I'm a little surprised. How would it not be dangerous? It's a tour through the Spinward Marches for starters.
Not all the worlds of the Spinward Marches are Wild Frontiers, and you'd expect a circus road manager to try to avoid them. Not just because danger is bad for business, but also because Wild Frontiers have a strong correlation to small populations, and cost of interstellar transportation would require playing on worlds where a lot of people can afford sizable ticket prices. (From the blurb it appears that the owner has somehow acquired title to a former navy battle tender and if he doesn't have a loan to finance, that side may be managable, but danger is still Bad For Business).
Much would depend on the size of the payroll. I get the impression that we're talking scores of performers and roustabouts at the very least. With each jump representing ten days of no income at all. So low-population worlds seems out of the question.
Picture performing for starters, failure to dodge a knife or even a simple tight rope walk could render the characters out of action but double it up with assasins, planets who do not like circuses and many unsavoury characters required to keep the circus going and I think you will find there's an abundance of danger to keep even the most psychotic of players on there toes. (A lot of action happens behind the scenes of a circus, especially an intergalactic one).

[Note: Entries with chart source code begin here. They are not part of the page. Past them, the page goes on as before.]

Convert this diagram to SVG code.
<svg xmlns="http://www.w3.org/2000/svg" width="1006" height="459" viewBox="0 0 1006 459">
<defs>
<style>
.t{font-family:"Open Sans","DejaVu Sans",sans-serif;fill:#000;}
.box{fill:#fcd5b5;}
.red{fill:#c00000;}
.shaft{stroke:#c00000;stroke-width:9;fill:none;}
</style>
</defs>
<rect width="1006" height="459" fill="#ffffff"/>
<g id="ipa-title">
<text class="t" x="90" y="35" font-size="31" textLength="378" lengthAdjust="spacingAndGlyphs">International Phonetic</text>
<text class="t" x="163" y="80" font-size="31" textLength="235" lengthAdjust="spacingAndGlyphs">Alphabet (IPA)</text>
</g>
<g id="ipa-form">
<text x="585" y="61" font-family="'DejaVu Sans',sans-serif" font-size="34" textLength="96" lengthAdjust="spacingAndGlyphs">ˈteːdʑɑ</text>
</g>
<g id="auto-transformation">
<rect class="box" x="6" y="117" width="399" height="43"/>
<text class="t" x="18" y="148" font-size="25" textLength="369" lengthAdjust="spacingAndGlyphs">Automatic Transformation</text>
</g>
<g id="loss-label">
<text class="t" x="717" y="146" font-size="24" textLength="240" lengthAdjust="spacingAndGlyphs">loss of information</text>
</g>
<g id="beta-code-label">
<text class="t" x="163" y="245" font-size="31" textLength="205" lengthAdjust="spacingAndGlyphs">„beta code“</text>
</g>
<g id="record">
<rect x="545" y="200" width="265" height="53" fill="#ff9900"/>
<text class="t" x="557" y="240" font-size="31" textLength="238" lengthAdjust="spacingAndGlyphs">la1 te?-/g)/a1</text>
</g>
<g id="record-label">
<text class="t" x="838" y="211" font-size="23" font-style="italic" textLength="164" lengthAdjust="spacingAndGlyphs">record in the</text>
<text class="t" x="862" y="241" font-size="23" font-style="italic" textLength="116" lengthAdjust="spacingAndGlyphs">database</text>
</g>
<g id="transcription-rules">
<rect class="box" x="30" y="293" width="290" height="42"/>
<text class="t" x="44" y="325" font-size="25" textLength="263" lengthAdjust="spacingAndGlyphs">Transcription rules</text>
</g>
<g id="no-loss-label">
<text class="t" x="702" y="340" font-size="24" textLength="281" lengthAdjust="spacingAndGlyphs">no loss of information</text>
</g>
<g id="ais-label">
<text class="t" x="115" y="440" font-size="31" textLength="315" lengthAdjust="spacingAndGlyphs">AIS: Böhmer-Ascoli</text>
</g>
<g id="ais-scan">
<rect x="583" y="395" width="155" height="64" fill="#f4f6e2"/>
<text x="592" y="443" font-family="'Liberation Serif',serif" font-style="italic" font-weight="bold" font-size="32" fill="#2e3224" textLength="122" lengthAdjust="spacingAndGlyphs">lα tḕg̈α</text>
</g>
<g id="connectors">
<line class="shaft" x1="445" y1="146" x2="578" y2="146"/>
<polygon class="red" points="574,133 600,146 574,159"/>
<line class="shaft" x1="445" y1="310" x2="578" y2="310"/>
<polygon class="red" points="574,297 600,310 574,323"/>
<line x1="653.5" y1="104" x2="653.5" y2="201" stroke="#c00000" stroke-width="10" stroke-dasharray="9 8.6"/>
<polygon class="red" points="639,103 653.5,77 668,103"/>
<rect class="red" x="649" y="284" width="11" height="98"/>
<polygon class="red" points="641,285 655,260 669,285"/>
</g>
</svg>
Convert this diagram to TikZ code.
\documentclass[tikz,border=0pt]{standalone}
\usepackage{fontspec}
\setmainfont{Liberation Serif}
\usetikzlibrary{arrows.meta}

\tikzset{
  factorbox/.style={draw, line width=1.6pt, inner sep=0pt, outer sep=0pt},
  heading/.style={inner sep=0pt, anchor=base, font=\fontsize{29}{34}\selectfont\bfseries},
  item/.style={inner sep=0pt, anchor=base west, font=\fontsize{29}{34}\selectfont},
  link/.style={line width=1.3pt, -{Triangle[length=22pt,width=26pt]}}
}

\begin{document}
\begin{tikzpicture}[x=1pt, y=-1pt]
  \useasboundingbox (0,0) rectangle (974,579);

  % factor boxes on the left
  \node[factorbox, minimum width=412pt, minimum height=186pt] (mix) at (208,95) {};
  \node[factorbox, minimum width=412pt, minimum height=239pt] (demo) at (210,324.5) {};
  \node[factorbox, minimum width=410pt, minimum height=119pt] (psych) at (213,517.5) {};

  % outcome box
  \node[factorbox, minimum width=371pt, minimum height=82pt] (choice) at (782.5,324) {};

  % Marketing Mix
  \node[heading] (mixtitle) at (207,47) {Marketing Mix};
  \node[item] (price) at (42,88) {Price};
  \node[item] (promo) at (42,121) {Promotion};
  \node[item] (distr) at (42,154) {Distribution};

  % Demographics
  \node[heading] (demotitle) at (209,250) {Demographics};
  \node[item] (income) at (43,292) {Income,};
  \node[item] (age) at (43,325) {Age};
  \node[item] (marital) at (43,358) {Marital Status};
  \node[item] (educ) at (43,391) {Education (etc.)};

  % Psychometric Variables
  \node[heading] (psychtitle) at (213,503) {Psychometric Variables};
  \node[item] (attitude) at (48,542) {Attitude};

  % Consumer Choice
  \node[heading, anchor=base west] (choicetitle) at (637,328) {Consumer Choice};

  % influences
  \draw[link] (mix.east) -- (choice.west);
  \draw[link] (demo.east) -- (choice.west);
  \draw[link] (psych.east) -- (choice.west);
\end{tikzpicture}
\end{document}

A circus will have lots of problems. But I'm not sure how many of them would be suitable for a small team of PCs to solve. For those that are suitable for PC-style solutions, a circus provides a plethora of talented NPC henchmen. Acrobats, sharpshooters, knifethrowers, strongmen, magicians, animal tamers, roustabouts... I think it would be a big challenge to come up with problems that can be solved by the PCs and the PCs alone.
For inspiration. Read E.E. Doc Smiths Family D'Alembert series and you might just change your mind.
I haven't read any of them (never came across the books), but I understand that the d'Alembert's are secret agents using the circus as a cover. That would skew the dynamics considerably, I think.
I recommend Barry B. Longyear's
City of Baraboo. It tells of an interstellar circus and the troubles it encounters on many different worlds.